After Barbie was expelled to France from his haven in Bolivia in 1983, many French feared that his trial might turn into a trial of France itself and of those who collaborated with the Nazis in World War II. But the trial has focused instead on Nazi atrocities against Jews and is clearly turning into a kind of new educational awareness about the German attempt to exterminate the Jewish people.
The Izieu roundup is a clear example of this. As many French Jewish leaders have pointed out, it is obvious that the children were arrested and killed not because they posed any danger to the German occupation troops as resistance fighters or anti-Nazi propagandists but only because they were Jewish.
No Live TV Coverage
The court is not allowing live television coverage, and the trial does not have a strong hold on French society. No one is following it the way people are following the French Open tennis championships this week in Paris. But the trial is obviously having a subtle but significant educational influence that has even worked its way into French politics.
In Paris, since the trial began, there have been long lines at a movie theater on the Boulevard Saint Germain waiting to see "Shoah," the nine-hour French documentary about the German "final solution of the Jewish question." Le Monde, France's most influential newspaper, has published a special supplement detailing the anti-Jewish laws promulgated by the collaborationist government of occupied France during the war.
The trial's influence can also be seen in the tension within the government of Premier Jacques Chirac over the best way to deal with the extreme rightist leader Jean Marie le Pen. After attending the opening day of the trial and a memorial exhibit about the Holocaust, Michel Noir, the minister of foreign trade, wrote an article in Le Monde that shocked Chirac.
Noir, who is not Jewish, although his father was imprisoned by the Germans, cited the failure to halt the fascists in the 1930s and called on his colleagues to stand up to Le Pen now and denounce his racist, anti-immigrant philosophy.
"It would be better to lose the elections," Noir wrote, "than to lose our souls."
Half-Hour Dressing Down
An enraged Chirac, who is trying to persuade Le Pen's followers to support him in next year's presidential election, called in Noir for a half-hour dressing down. But polls published since then indicate that, in the present mood of France, Noir's stand would probably attract more votes to the conservatives than Chirac's stand.
The trial has increased sensitivity among many French about what happened to the Jews during World War II. It is generally agreed, for example, that Minister of Interior Charles Pasqua made a ham-handed political error a few weeks ago when, defending his ministry for expelling 101 Malians on a charter plane last year, he said he was ready to expel illegal immigrants by train if necessary. The image immediately recalled the trains used by Adolf Hitler to transport Jews to the gas chambers.
In a similar way, Serge July, publisher of the leftist Paris newspaper Liberation, was embarrassed last week to find that his newspaper had published a letter from a reader insisting that the gas chambers of Auschwitz and other camps had never existed.
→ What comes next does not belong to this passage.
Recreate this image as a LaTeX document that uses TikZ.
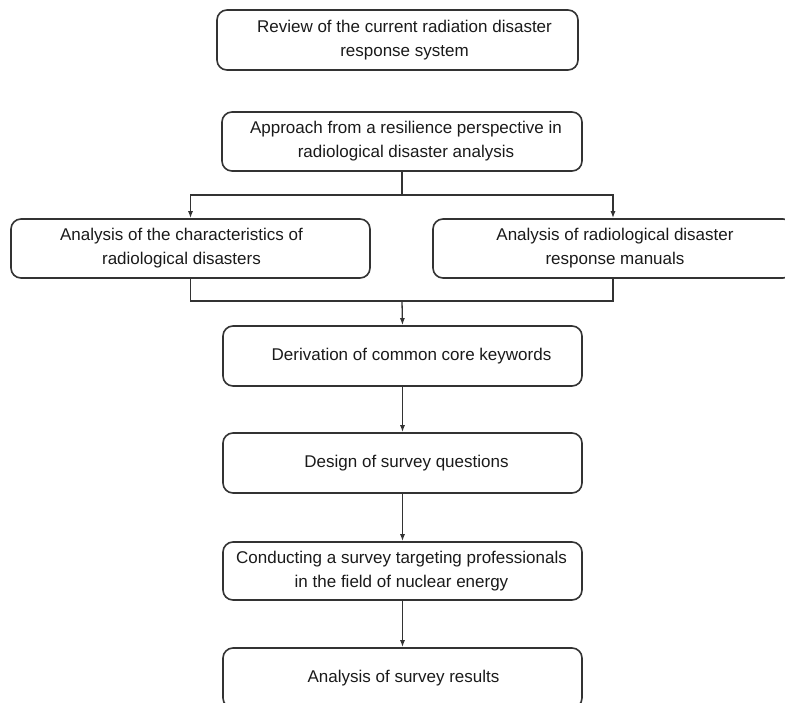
\documentclass[tikz,border=0pt]{standalone}
\usepackage{fontspec}
\setmainfont{Liberation Sans}
\usetikzlibrary{arrows.meta}
\definecolor{linec}{HTML}{333333}
\definecolor{textc}{HTML}{1A1A1A}
\begin{document}
\begin{tikzpicture}[x=1pt,y=-1pt,
  box/.style={draw=linec, line width=1.6pt, rounded corners=10pt, minimum height=59pt, inner sep=0pt},
  txt/.style={text=textc, align=center, font=\fontsize{17}{24}\selectfont, inner sep=0pt},
  conn/.style={draw=linec, line width=1.3pt},
  arr/.style={conn, -{Latex[length=7pt,width=5pt]}}]
\useasboundingbox (0,0) rectangle (785,702);
\clip (0,0) rectangle (785,702);
% boxes
\node[box, minimum width=361pt, minimum height=60pt] (b1) at (397.5,40) {};
\node[box, minimum width=360pt] (b2) at (402,141.5) {};
\node[box, minimum width=359pt] (bl) at (190.5,248.5) {};
\node[box, minimum width=360pt] (br) at (613,248.5) {};
\node[box, minimum width=359pt, minimum height=60pt] (b5) at (402.5,356) {};
\node[box, minimum width=359pt, minimum height=60pt] (b6) at (402.5,463) {};
\node[box, minimum width=359pt, minimum height=58pt] (b7) at (402.5,571) {};
\node[box, minimum width=359pt, minimum height=60pt] (b8) at (402.5,678) {};
% texts
\node[txt] (t1) at ([xshift=7pt]b1.center) {Review of the current radiation disaster\\response system};
\node[txt] (t2) at ([xshift=4pt]b2.center) {Approach from a resilience perspective in\\radiological disaster analysis};
\node[txt] (tl) at ([xshift=-9pt]bl.center) {Analysis of the characteristics of\\radiological disasters};
\node[txt] (tr) at ([xshift=2pt]br.center) {Analysis of radiological disaster\\response manuals};
\node[txt] (t5) at ([xshift=9pt]b5.center) {Derivation of common core keywords};
\node[txt] (t6) at ([xshift=4pt]b6.center) {Design of survey questions};
\node[txt] (t7) at ([xshift=-1pt]b7.center) {Conducting a survey targeting professionals\\in the field of nuclear energy};
\node[txt] (t8) at ([xshift=1pt]b8.center) {Analysis of survey results};
% connectors
\coordinate (j1) at (402,195);
\coordinate (j2) at (402,301);
\draw[conn] (b2.south) -- (j1);
\draw[arr] (j1) -| (bl.north);
\draw[arr] (j1) -| (br.north);
\draw[conn] (bl.south) |- (j2) -| (br.south);
\draw[arr] (j2) -- (b5.north);
\draw[arr] (b5.south) -- (b6.north);
\draw[arr] (b6.south) -- (b7.north);
\draw[arr] (b7.south) -- (b8.north);
\end{tikzpicture}
\end{document}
July recalled all unsold copies of the issue from the newsstands and fired the editor in charge of the letters page. The paper's editor in chief resigned.
Children Probably Betrayed
The Barbie trial has spurred many visitors to drive to Izieu, which is situated in hilly farm country by the Rhone River, 40 miles east of Lyon. The isolation makes it seem likely that the Germans would never have learned of the children's refuge if some French collaborator had not betrayed it.
In 1947, a court tried and acquitted an accused collaborator, Lucien Bourdon, of betraying the Izieu children. He has been called as a witness in the Barbie trial but has not been found.
Marie Thibaudier, the 77-year-old widow who now owns the house where the children stayed, said that most of the visitors have been journalists but that a large number of simply curious people have shown up as well.
The main house, the barn, a smaller house and the surrounding farmland, all once owned by the mayor of Izieu, had been abandoned since 1917 when Sabina Zlatin, a Jewish social worker and her husband, Miron, rented the property in 1943 to house and hide the children. Miron Zlatin was arrested in the raid and killed later, but Sabina Zlatin was not in Izieu at the time.
A plaque put up a few years after the war lists the names of the young victims but does not make it clear that they were Jewish. In fact, in a statement long resented by French Jewish leaders, the plaque says that the children died "for defense and love of their country."
Entire Property for Sale
Marie Thibaudier said that French Jewish organizations have offered to buy the house from her to transform it into a museum. She said she would do so only if they bought the entire property, including the farmland. She is asking 2.3 million francs (almost $400,000) for the property.